▶ _What you are asked to do_
Write out the material again exactly, please, and omit the pictures.
— START OF Source excerpt —
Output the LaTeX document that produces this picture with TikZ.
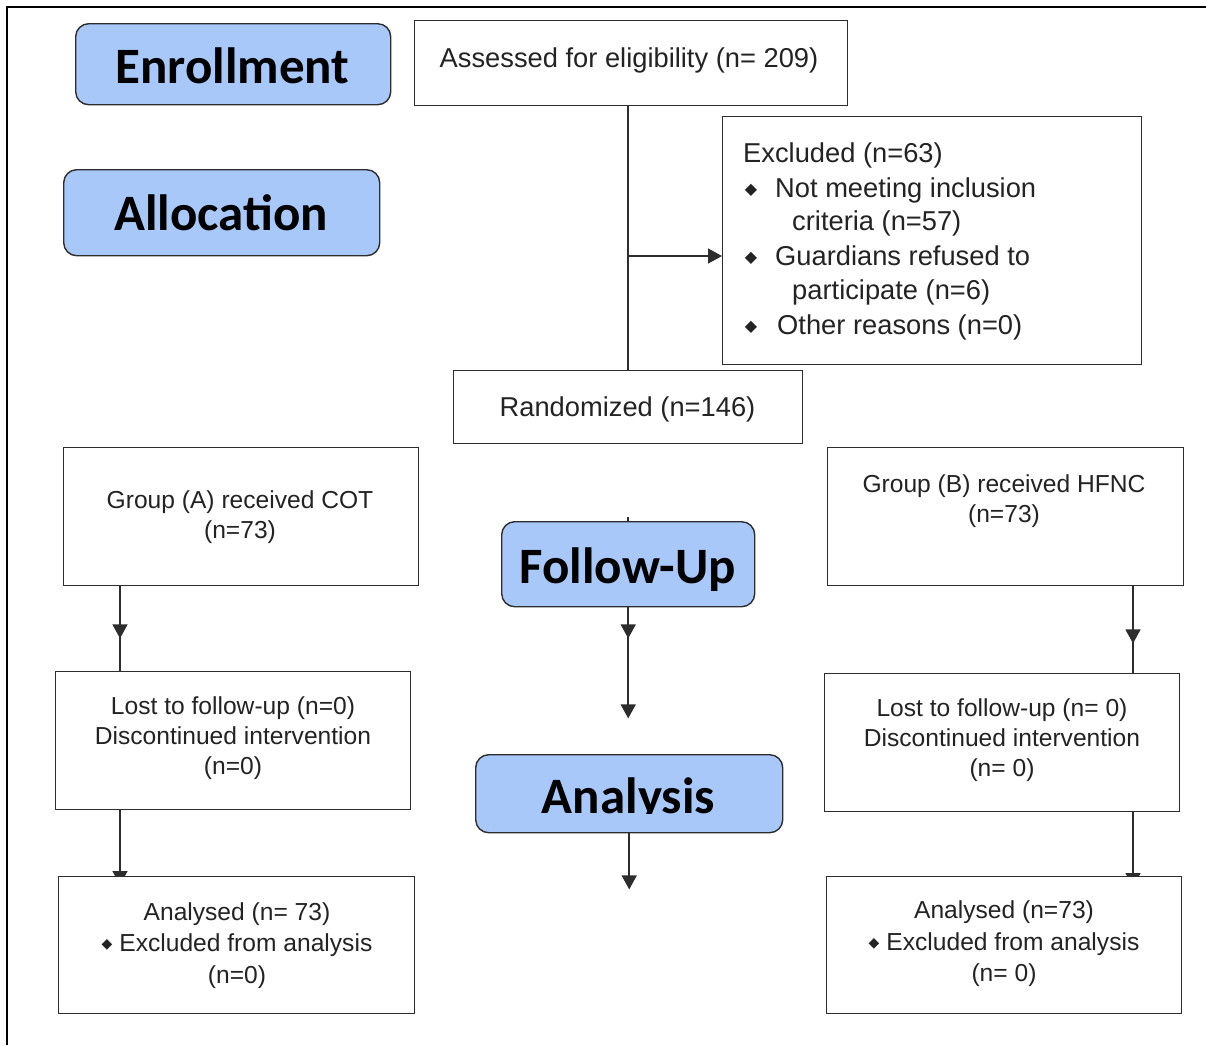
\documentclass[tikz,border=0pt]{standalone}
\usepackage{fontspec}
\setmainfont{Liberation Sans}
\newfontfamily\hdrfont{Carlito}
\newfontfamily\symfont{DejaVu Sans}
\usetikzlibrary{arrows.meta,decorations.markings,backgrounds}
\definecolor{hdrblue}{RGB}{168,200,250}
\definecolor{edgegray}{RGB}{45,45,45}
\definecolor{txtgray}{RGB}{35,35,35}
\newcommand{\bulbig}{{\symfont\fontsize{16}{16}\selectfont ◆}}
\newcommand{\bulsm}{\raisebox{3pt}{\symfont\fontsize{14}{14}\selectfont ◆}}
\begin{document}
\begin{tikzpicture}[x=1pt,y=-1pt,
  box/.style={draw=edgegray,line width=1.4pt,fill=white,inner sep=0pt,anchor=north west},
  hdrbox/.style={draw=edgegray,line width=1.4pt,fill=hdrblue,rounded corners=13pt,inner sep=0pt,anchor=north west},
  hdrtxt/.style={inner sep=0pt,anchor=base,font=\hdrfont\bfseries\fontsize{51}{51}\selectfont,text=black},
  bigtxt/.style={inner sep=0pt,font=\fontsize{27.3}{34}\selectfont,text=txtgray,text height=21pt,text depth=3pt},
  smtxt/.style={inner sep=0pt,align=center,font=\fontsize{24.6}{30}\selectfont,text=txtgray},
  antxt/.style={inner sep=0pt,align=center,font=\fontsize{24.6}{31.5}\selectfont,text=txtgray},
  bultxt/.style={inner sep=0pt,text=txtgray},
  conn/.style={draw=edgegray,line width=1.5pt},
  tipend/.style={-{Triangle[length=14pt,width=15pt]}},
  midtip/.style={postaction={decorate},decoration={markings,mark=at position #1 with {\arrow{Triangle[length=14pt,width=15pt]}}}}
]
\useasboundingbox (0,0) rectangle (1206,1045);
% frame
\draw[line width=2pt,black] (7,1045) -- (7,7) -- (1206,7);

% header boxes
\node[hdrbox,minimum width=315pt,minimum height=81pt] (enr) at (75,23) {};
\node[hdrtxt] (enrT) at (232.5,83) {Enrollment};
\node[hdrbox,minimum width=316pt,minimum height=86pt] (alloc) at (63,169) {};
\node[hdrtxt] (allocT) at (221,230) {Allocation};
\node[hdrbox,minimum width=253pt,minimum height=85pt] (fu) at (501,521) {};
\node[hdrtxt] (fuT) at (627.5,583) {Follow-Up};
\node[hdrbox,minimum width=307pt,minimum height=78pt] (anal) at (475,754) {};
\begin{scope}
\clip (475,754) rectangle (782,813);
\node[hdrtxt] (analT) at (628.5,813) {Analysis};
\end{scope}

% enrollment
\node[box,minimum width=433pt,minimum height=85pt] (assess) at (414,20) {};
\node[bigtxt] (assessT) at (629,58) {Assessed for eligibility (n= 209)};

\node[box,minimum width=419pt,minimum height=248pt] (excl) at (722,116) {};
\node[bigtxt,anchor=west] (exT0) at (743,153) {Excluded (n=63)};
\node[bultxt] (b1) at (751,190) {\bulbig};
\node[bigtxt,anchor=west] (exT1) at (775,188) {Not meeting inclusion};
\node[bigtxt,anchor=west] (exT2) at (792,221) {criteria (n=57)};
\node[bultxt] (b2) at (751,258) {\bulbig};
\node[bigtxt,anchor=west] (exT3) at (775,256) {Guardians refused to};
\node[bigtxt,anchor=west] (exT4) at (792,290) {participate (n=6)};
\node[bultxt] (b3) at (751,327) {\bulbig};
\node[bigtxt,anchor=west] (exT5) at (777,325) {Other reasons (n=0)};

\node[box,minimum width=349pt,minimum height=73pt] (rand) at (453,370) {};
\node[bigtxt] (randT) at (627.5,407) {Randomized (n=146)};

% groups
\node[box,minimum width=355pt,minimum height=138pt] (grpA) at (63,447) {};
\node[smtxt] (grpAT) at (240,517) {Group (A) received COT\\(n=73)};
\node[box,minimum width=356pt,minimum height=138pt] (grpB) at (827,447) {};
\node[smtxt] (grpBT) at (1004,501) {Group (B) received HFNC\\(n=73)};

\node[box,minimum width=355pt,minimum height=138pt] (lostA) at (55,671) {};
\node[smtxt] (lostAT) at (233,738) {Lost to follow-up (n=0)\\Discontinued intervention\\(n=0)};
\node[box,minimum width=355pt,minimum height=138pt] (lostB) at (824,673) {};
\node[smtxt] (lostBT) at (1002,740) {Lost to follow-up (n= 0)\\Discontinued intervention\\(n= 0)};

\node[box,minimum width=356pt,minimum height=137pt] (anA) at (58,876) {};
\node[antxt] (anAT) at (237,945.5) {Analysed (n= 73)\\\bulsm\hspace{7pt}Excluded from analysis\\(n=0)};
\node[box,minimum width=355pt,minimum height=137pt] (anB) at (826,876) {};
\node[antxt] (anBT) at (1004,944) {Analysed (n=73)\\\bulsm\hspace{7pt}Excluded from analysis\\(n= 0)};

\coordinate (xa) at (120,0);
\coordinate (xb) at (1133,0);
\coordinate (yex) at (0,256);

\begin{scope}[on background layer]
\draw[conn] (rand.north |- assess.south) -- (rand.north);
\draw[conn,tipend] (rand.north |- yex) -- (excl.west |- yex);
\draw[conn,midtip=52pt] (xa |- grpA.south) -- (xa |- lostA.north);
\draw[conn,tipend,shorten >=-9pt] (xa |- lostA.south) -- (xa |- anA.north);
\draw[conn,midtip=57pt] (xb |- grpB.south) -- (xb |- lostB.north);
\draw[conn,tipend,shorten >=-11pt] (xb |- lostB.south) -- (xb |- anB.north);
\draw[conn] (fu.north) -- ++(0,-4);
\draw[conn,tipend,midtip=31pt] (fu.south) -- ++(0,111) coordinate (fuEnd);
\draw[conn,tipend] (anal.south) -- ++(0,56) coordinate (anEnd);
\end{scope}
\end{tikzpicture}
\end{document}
— END OF Source excerpt —
▶ _Exercise answer_
Output the LaTeX document that produces this picture with TikZ.
\documentclass[tikz,border=0pt]{standalone}
\usepackage{fontspec}
\setmainfont{Liberation Sans}
\newfontfamily\hdrfont{Carlito}
\newfontfamily\symfont{DejaVu Sans}
\usetikzlibrary{arrows.meta,decorations.markings,backgrounds}
\definecolor{hdrblue}{RGB}{168,200,250}
\definecolor{edgegray}{RGB}{45,45,45}
\definecolor{txtgray}{RGB}{35,35,35}
\newcommand{\bulbig}{{\symfont\fontsize{16}{16}\selectfont ◆}}
\newcommand{\bulsm}{\raisebox{3pt}{\symfont\fontsize{14}{14}\selectfont ◆}}
\begin{document}
\begin{tikzpicture}[x=1pt,y=-1pt,
  box/.style={draw=edgegray,line width=1.4pt,fill=white,inner sep=0pt,anchor=north west},
  hdrbox/.style={draw=edgegray,line width=1.4pt,fill=hdrblue,rounded corners=13pt,inner sep=0pt,anchor=north west},
  hdrtxt/.style={inner sep=0pt,anchor=base,font=\hdrfont\bfseries\fontsize{51}{51}\selectfont,text=black},
  bigtxt/.style={inner sep=0pt,font=\fontsize{27.3}{34}\selectfont,text=txtgray,text height=21pt,text depth=3pt},
  smtxt/.style={inner sep=0pt,align=center,font=\fontsize{24.6}{30}\selectfont,text=txtgray},
  antxt/.style={inner sep=0pt,align=center,font=\fontsize{24.6}{31.5}\selectfont,text=txtgray},
  bultxt/.style={inner sep=0pt,text=txtgray},
  conn/.style={draw=edgegray,line width=1.5pt},
  tipend/.style={-{Triangle[length=14pt,width=15pt]}},
  midtip/.style={postaction={decorate},decoration={markings,mark=at position #1 with {\arrow{Triangle[length=14pt,width=15pt]}}}}
]
\useasboundingbox (0,0) rectangle (1206,1045);
% frame
\draw[line width=2pt,black] (7,1045) -- (7,7) -- (1206,7);

% header boxes
\node[hdrbox,minimum width=315pt,minimum height=81pt] (enr) at (75,23) {};
\node[hdrtxt] (enrT) at (232.5,83) {Enrollment};
\node[hdrbox,minimum width=316pt,minimum height=86pt] (alloc) at (63,169) {};
\node[hdrtxt] (allocT) at (221,230) {Allocation};
\node[hdrbox,minimum width=253pt,minimum height=85pt] (fu) at (501,521) {};
\node[hdrtxt] (fuT) at (627.5,583) {Follow-Up};
\node[hdrbox,minimum width=307pt,minimum height=78pt] (anal) at (475,754) {};
\begin{scope}
\clip (475,754) rectangle (782,813);
\node[hdrtxt] (analT) at (628.5,813) {Analysis};
\end{scope}

% enrollment
\node[box,minimum width=433pt,minimum height=85pt] (assess) at (414,20) {};
\node[bigtxt] (assessT) at (629,58) {Assessed for eligibility (n= 209)};

\node[box,minimum width=419pt,minimum height=248pt] (excl) at (722,116) {};
\node[bigtxt,anchor=west] (exT0) at (743,153) {Excluded (n=63)};
\node[bultxt] (b1) at (751,190) {\bulbig};
\node[bigtxt,anchor=west] (exT1) at (775,188) {Not meeting inclusion};
\node[bigtxt,anchor=west] (exT2) at (792,221) {criteria (n=57)};
\node[bultxt] (b2) at (751,258) {\bulbig};
\node[bigtxt,anchor=west] (exT3) at (775,256) {Guardians refused to};
\node[bigtxt,anchor=west] (exT4) at (792,290) {participate (n=6)};
\node[bultxt] (b3) at (751,327) {\bulbig};
\node[bigtxt,anchor=west] (exT5) at (777,325) {Other reasons (n=0)};

\node[box,minimum width=349pt,minimum height=73pt] (rand) at (453,370) {};
\node[bigtxt] (randT) at (627.5,407) {Randomized (n=146)};

% groups
\node[box,minimum width=355pt,minimum height=138pt] (grpA) at (63,447) {};
\node[smtxt] (grpAT) at (240,517) {Group (A) received COT\\(n=73)};
\node[box,minimum width=356pt,minimum height=138pt] (grpB) at (827,447) {};
\node[smtxt] (grpBT) at (1004,501) {Group (B) received HFNC\\(n=73)};

\node[box,minimum width=355pt,minimum height=138pt] (lostA) at (55,671) {};
\node[smtxt] (lostAT) at (233,738) {Lost to follow-up (n=0)\\Discontinued intervention\\(n=0)};
\node[box,minimum width=355pt,minimum height=138pt] (lostB) at (824,673) {};
\node[smtxt] (lostBT) at (1002,740) {Lost to follow-up (n= 0)\\Discontinued intervention\\(n= 0)};

\node[box,minimum width=356pt,minimum height=137pt] (anA) at (58,876) {};
\node[antxt] (anAT) at (237,945.5) {Analysed (n= 73)\\\bulsm\hspace{7pt}Excluded from analysis\\(n=0)};
\node[box,minimum width=355pt,minimum height=137pt] (anB) at (826,876) {};
\node[antxt] (anBT) at (1004,944) {Analysed (n=73)\\\bulsm\hspace{7pt}Excluded from analysis\\(n= 0)};

\coordinate (xa) at (120,0);
\coordinate (xb) at (1133,0);
\coordinate (yex) at (0,256);

\begin{scope}[on background layer]
\draw[conn] (rand.north |- assess.south) -- (rand.north);
\draw[conn,tipend] (rand.north |- yex) -- (excl.west |- yex);
\draw[conn,midtip=52pt] (xa |- grpA.south) -- (xa |- lostA.north);
\draw[conn,tipend,shorten >=-9pt] (xa |- lostA.south) -- (xa |- anA.north);
\draw[conn,midtip=57pt] (xb |- grpB.south) -- (xb |- lostB.north);
\draw[conn,tipend,shorten >=-11pt] (xb |- lostB.south) -- (xb |- anB.north);
\draw[conn] (fu.north) -- ++(0,-4);
\draw[conn,tipend,midtip=31pt] (fu.south) -- ++(0,111) coordinate (fuEnd);
\draw[conn,tipend] (anal.south) -- ++(0,56) coordinate (anEnd);
\end{scope}
\end{tikzpicture}
\end{document}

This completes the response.